Without the pictures, extract every line from the start of the material to the line containing "1287, 1230, 1174, 1125, 1085, 1048, 1019]", both ends included.

> **Material**
>>
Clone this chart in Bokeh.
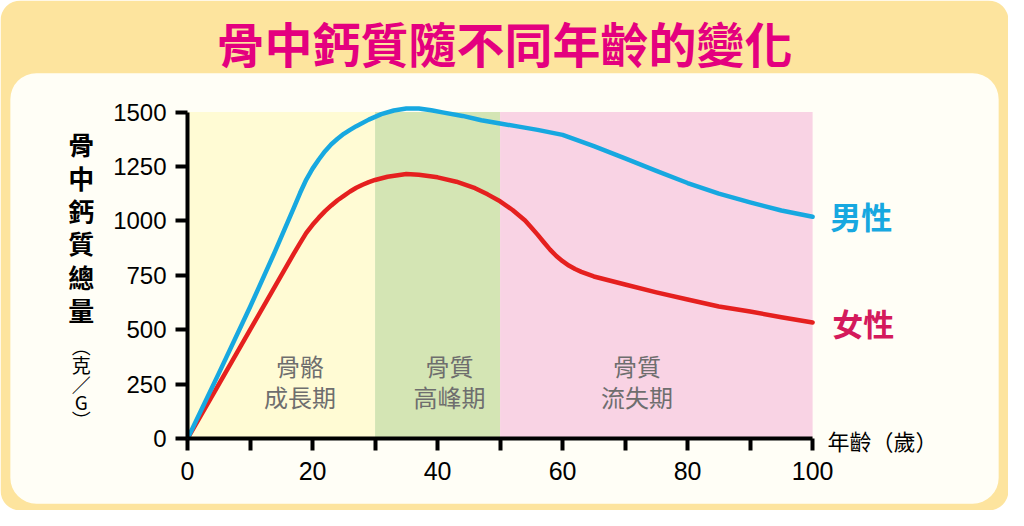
from bokeh.plotting import figure
from bokeh.models import Range1d, Label, BoxAnnotation, FixedTicker
from bokeh.embed import file_html
from bokeh.resources import INLINE

# ---------------- data ----------------
title_text = "骨中鈣質隨不同年齡的變化"

age_male = [0, 5, 10, 14, 17, 18, 19, 20, 21, 22, 23, 24, 25, 26, 27, 29, 31, 33, 35, 37, 39, 41,
            44, 47, 50, 53, 56, 60, 65, 70, 75, 80, 85, 90, 95, 100]
bone_male = [0, 300, 605, 860, 1060, 1128, 1190, 1240, 1282, 1320, 1352, 1377, 1400, 1418, 1435,
             1465, 1490, 1507, 1516, 1516, 1508, 1497, 1482, 1462, 1447, 1433, 1418, 1395, 1343,
             1287, 1230, 1174, 1125, 1085, 1048, 1019]

age_female = [0, 5, 10, 15, 17, 18, 19, 20, 21, 22, 23, 24, 25, 26, 27, 28, 29, 30, 32, 35, 37,
              40, 43, 46, 48, 50, 52, 54, 55, 56, 57, 58, 59, 60, 61, 62, 63, 65, 70, 75, 80, 85,
              90, 95, 100]
bone_female = [0, 250, 500, 750, 850, 898, 945, 982, 1015, 1045, 1071, 1095, 1115, 1135, 1152,
               1166, 1178, 1188, 1203, 1215, 1212, 1200, 1180, 1150, 1122, 1090, 1050, 1002, 970,
               937, 902, 868, 839, 815, 795, 779, 766, 745, 708, 672, 639, 607, 584, 558, 534]

series_names = ["男性", "女性"]

phase_start = [0, 30, 50]
phase_end = [30, 50, 100]
phase_line1 = ["骨骼", "骨質", "骨質"]
phase_line2 = ["成長期", "高峰期", "流失期"]

x_ticks = [0, 20, 40, 60, 80, 100]
x_minor_ticks = [10, 30, 50, 70, 90]
y_ticks = [0, 250, 500, 750, 1000, 1250, 1500]

y_title_chars = ["骨", "中", "鈣", "質", "總", "量"]
y_unit_chars = ["︵", "克", "／", "G", "︶"]
x_title = "年齡（歲）"

# ---------------- styles / layout ----------------
FRAME = "#FDE49E"
PANEL = "#FFFEF6"
PHASE_COLORS = ["#FFFBD4", "#D4E5B4", "#F9D3E4"]
BLUE = "#17A8E0"
RED = "#E5201F"
FEMALE_TXT = "#D41A5C"
TITLE_COLOR = "#E4007F"
GRAY = "#6E6E6E"
CJK = "Noto Sans CJK TC"

W, H = 1008, 510
REF_W, REF_H = 1024, 526                 # layout designed on a 1024x526 sheet
XMIN, XMAX, YMIN, YMAX = 0, 100, 0, 1500
R_L, R_R, R_T, R_B = 190, 825, 115, 452  # axes box on the sheet


def dx(rx):
    return XMIN + (rx - R_L) / (R_R - R_L) * (XMAX - XMIN)


def dy(ry):
    return YMIN + (R_B - ry) / (R_B - R_T) * (YMAX - YMIN)


p = figure(width=W, height=H, x_range=Range1d(dx(0), dx(REF_W)), y_range=Range1d(dy(REF_H), dy(0)),
           output_backend="svg", toolbar_location=None,
           min_border_left=0, min_border_right=0, min_border_top=0, min_border_bottom=0)
p.xgrid.visible = False
p.ygrid.visible = False
p.outline_line_color = None
p.border_fill_color = "white"
p.background_fill_color = "white"

# outer frame and inner rounded panel
p.add_layout(BoxAnnotation(left=dx(0), right=dx(REF_W), top=dy(0), bottom=dy(REF_H),
                           fill_color=FRAME, fill_alpha=1.0, line_color=None,
                           border_radius=20, level="underlay"))
p.add_layout(BoxAnnotation(left=dx(10), right=dx(1014), top=dy(75), bottom=dy(519),
                           fill_color=PANEL, fill_alpha=1.0, line_color=None,
                           border_radius=26, level="underlay"))

# phase bands
p.quad(left=phase_start, right=phase_end, bottom=YMIN, top=YMAX,
       fill_color=PHASE_COLORS, line_color=None)

# curves
p.line(age_female, bone_female, line_color=RED, line_width=4.5, line_join="round", line_cap="round")
p.line(age_male, bone_male, line_color=BLUE, line_width=4.5, line_join="round", line_cap="round")

# axes (fixed inside the canvas-wide frame)
p.xaxis.fixed_location = YMIN
p.yaxis.fixed_location = XMIN
p.xaxis.bounds = (XMIN, XMAX)
p.yaxis.bounds = (YMIN, YMAX)
for ax in (p.xaxis[0], p.yaxis[0]):
    ax.axis_line_width = 4
    ax.axis_line_color = "black"
    ax.major_tick_line_width = 4
    ax.major_tick_line_color = "black"
    ax.major_tick_in = 0
    ax.major_tick_out = 12
    ax.major_label_text_font = "Liberation Sans"
    ax.major_label_text_color = "black"

p.xaxis.ticker = FixedTicker(ticks=x_ticks, minor_ticks=x_minor_ticks)
p.xaxis.minor_tick_in = 0
p.xaxis.minor_tick_out = 12
p.xaxis.minor_tick_line_width = 4
p.xaxis.minor_tick_line_color = "black"
p.xaxis.major_label_standoff = 11
p.xaxis.major_label_text_font_size = "25px"

p.yaxis.ticker = FixedTicker(ticks=y_ticks, minor_ticks=[])
p.yaxis.minor_tick_line_color = None
p.yaxis.major_label_standoff = 9
p.yaxis.major_label_text_font_size = "24px"

# title
p.add_layout(Label(x=dx(512), y=dy(43), text=title_text, text_align="center",
                   text_baseline="middle", text_font=CJK, text_font_style="bold",
                   text_font_size="48px", text_color=TITLE_COLOR))

# y-axis title (vertical)
y_title_ref = [148, 182.5, 217, 250, 285, 319]
for ch, ry in zip(y_title_chars, y_title_ref):
    p.add_layout(Label(x=dx(82), y=dy(ry), text=ch, text_align="center", text_baseline="middle",
                       text_font=CJK, text_font_style="bold", text_font_size="26px",
                       text_color="black"))
y_unit_ref = [356, 375, 396, 414, 432]
for ch, ry in zip(y_unit_chars, y_unit_ref):
    p.add_layout(Label(x=dx(82), y=dy(ry), text=ch, text_align="center", text_baseline="middle",
                       text_font=CJK, text_font_size="19px", text_color="black"))

# x-axis title
p.add_layout(Label(x=dx(840), y=dy(453), text=x_title, text_align="left",
                   text_baseline="middle", text_font=CJK, text_font_size="22px",
                   text_color="black"))

# phase labels
phase_label_x = [18.0, 41.9, 71.9]
for lx, l1, l2 in zip(phase_label_x, phase_line1, phase_line2):
    p.add_layout(Label(x=lx, y=dy(376), text=l1, text_align="center", text_baseline="middle",
                       text_font=CJK, text_font_size="24px", text_color=GRAY))
    p.add_layout(Label(x=lx, y=dy(408), text=l2, text_align="center", text_baseline="middle",
                       text_font=CJK, text_font_size="24px", text_color=GRAY))

# series labels at line ends
p.add_layout(Label(x=dx(843), y=dy(222), text=series_names[0],
                   text_align="left", text_baseline="middle", text_font=CJK,
                   text_font_style="bold", text_font_size="31px", text_color=BLUE))
p.add_layout(Label(x=dx(845), y=dy(332), text=series_names[1],
                   text_align="left", text_baseline="middle", text_font=CJK,
                   text_font_style="bold", text_font_size="31px", text_color=FEMALE_TXT))

open("out.html", "w").write(file_html(p, INLINE))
<<
> **Exercise answer**
Clone this chart in Bokeh.
from bokeh.plotting import figure
from bokeh.models import Range1d, Label, BoxAnnotation, FixedTicker
from bokeh.embed import file_html
from bokeh.resources import INLINE

# ---------------- data ----------------
title_text = "骨中鈣質隨不同年齡的變化"

age_male = [0, 5, 10, 14, 17, 18, 19, 20, 21, 22, 23, 24, 25, 26, 27, 29, 31, 33, 35, 37, 39, 41,
            44, 47, 50, 53, 56, 60, 65, 70, 75, 80, 85, 90, 95, 100]
bone_male = [0, 300, 605, 860, 1060, 1128, 1190, 1240, 1282, 1320, 1352, 1377, 1400, 1418, 1435,
             1465, 1490, 1507, 1516, 1516, 1508, 1497, 1482, 1462, 1447, 1433, 1418, 1395, 1343,
             1287, 1230, 1174, 1125, 1085, 1048, 1019]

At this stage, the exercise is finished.